John Norris, a water quality advocate at the presentation, said he hopes the information provided from the assessment will empower citizens with data to bring to Iowa lawmakers.
“Until we make water quality a voting issue, we will not address this problem,” Norris said. “What we need in this state is to have an honest conversation about our water quality.”
Larry Weber, director of IIHR Hydroscience and Engineering, said the program needs about $600,000 annually to continue to upkeep the 60 water quality sensors the UI deployed throughout the state.
The U.S. Geological Survey deployed 12 sensors while the U.S. Department of Agriculture, or USDA, deployed eight to meet the 80 locations.
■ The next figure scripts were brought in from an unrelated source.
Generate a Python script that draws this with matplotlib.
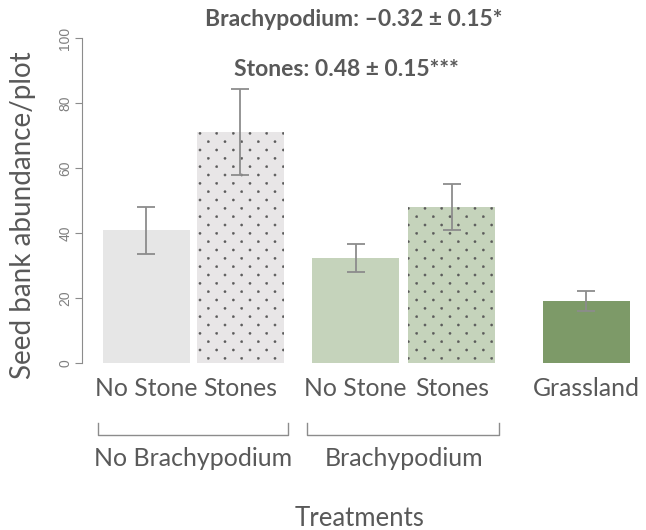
import numpy as np
import matplotlib
matplotlib.use('Agg')
import matplotlib.pyplot as plt
from matplotlib import hatch as mhatch
from matplotlib.path import Path

# values
labels = ['No Stone', 'Stones', 'No Stone', 'Stones', 'Grassland']
means = [40.8, 71.0, 32.3, 48.0, 19.1]
errs = [7.2, 13.2, 4.3, 7.2, 3.0]
groups = ['No Brachypodium', 'Brachypodium']
annot = ['Brachypodium: \u20130.32 \u00b1 0.15*', 'Stones: 0.48 \u00b1 0.15***']

pos = [0, 1.07, 2.38, 3.47, 5.0]
cols = ['#e6e6e6', '#e8e6e7', '#c5d3bb', '#c5d3bb', '#7d9a68']
hatches = [None, '.', None, '.', None]
txt = '#595959'
grey = '#8c8c8c'
font = 'Lato'


# staggered small dots: rows twice as close as the dots in a row
class StaggerDots(mhatch.HatchPatternBase):
    radius = 0.011

    def __init__(self, hatch, density):
        self.n = hatch.count('.') * density
        circ = Path.unit_circle()
        self.sv = circ.vertices
        self.sc = circ.codes
        n = self.n
        nshapes = (n + 1) * (n + 1) + n * n if n else 0
        self.num_vertices = nshapes * len(self.sv)

    def set_vertices_and_codes(self, vertices, codes):
        n = self.n
        shape = self.sv * self.radius
        vp, cp = [], []
        for r in range(2 * n + 1):
            if r % 2 == 0:
                xs = np.linspace(0, 1, n + 1)
            else:
                xs = (np.arange(n) + 0.5) / n
            for x in xs:
                vp.append(shape + [x, r / (2 * n)])
                cp.append(self.sc)
        np.concatenate(vp, out=vertices)
        np.concatenate(cp, out=codes)


mhatch._hatch_types[:] = [t for t in mhatch._hatch_types
                          if t is not mhatch.SmallFilledCircles] + [StaggerDots]
plt.rcParams['hatch.linewidth'] = 0.3

fig = plt.figure(figsize=(6.46, 5.30), dpi=100)
ax = fig.add_axes([82/646, (530-363)/530, (640-82)/646, 325/530])

for x, m, e, c, h in zip(pos, means, errs, cols, hatches):
    ax.bar(x, m, width=0.99, color=c, hatch=h, edgecolor='#5a5a5a' if h else c, linewidth=0)
    ax.errorbar(x, m, yerr=e, color=grey, capsize=6.5, elinewidth=1.3, capthick=1.3, fmt='none')

ax.set_xlim(-0.73, 5.61)
ax.set_ylim(0, 100)
for s in ['top', 'right', 'bottom']:
    ax.spines[s].set_visible(False)
ax.spines['left'].set_color(grey)
ax.set_yticks([0, 20, 40, 60, 80, 100])
ax.tick_params(axis='y', colors=grey, length=5, labelsize=10, labelcolor='#808080', pad=2)
for t in ax.get_yticklabels():
    t.set_rotation(90)
    t.set_va('center')
    t.set_family('Liberation Sans')
ax.set_xticks([])

fig.text(23/646, 1 - 215/530, 'Seed bank abundance/plot', rotation=90, ha='center',
         va='center', fontsize=20, color=txt, family=font)

# category labels
for x, l in zip(pos, labels):
    ax.text(x, -8, l, ha='center', va='center', fontsize=17.8, color=txt, family=font,
            clip_on=False)

# brackets under the two Brachypodium groups
pairs = [(pos[0], pos[1]), (pos[2], pos[3])]
for (a, b), g in zip(pairs, groups):
    x0, x1 = a - 0.55, b + 0.54
    ax.plot([x0, x0, x1, x1], [-18.5, -22.2, -22.2, -18.5], color=grey, lw=1, clip_on=False)
    ax.text((a + b) / 2, -29.5, g, ha='center', va='center', fontsize=18, color=txt,
            family=font, clip_on=False)

fig.text(360/646, 1 - 518/530, 'Treatments', ha='center', va='center', fontsize=18.5,
         color=txt, family=font)

fig.text(354/646, 1 - 20/530, annot[0], ha='center', va='center', fontsize=16.5,
         color=txt, family=font, fontweight='bold')
fig.text(346/646, 1 - 70/530, annot[1], ha='center', va='center', fontsize=16.5,
         color=txt, family=font, fontweight='bold')

fig.savefig('out.png', dpi=100)
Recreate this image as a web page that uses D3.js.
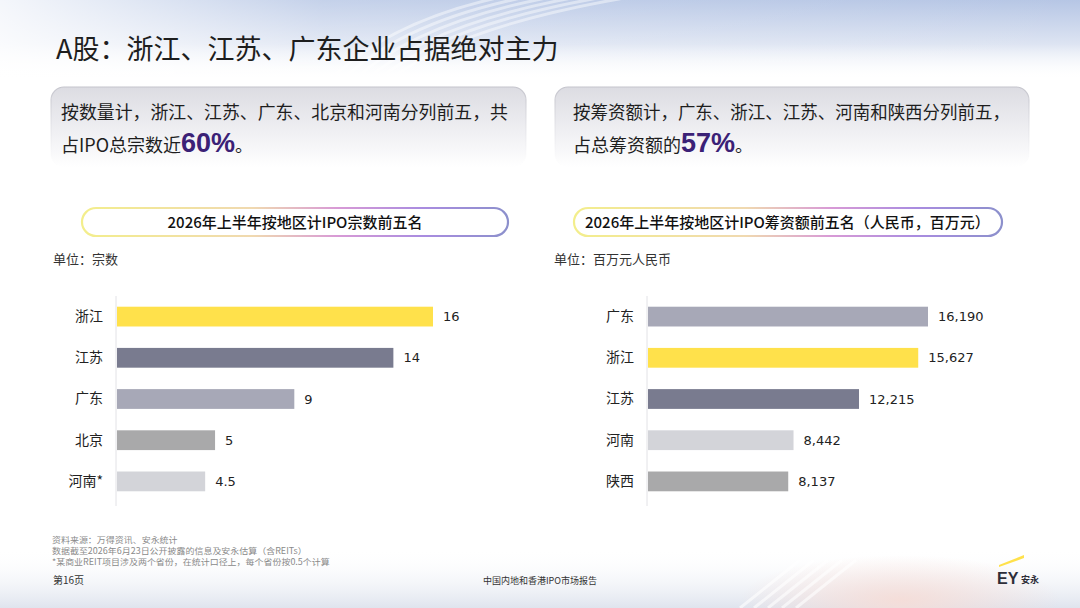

Weber said IIHR deploys their sensors in March and early April annually, taking them out in the winter to avoid damage when the rivers freeze over.
Weber said IIHR has the resources to keep up with correlations between how rainfall, soil moisture, and nitrate levels impact farming practices and livestock. The $600,000 of annual funding allows for the quality control checks to be done adequately.
Weber said the goal of the program is to eventually implement a nitrate forecasting system. With sustained adequate funding, the monitoring system could have such a forecasting system running within the next three to five years.
Weber said understanding these projections will help identify what agricultural practices are leading to high nitrate levels in Iowa’s streams.
If other counties are not able to cover the remaining $400,000, to allow for a total of $600,000 in funding, Weber said the program wouldn’t be able to keep the sensors operational.
“We wouldn’t know what that data is, we wouldn’t know what is out there, we wouldn’t know how to make advisories to people that want to recreate in our rivers or streams or make advisories about if people should be eating the fish that are caught in these rivers,” he said. “That lack of data puts our public at risk.”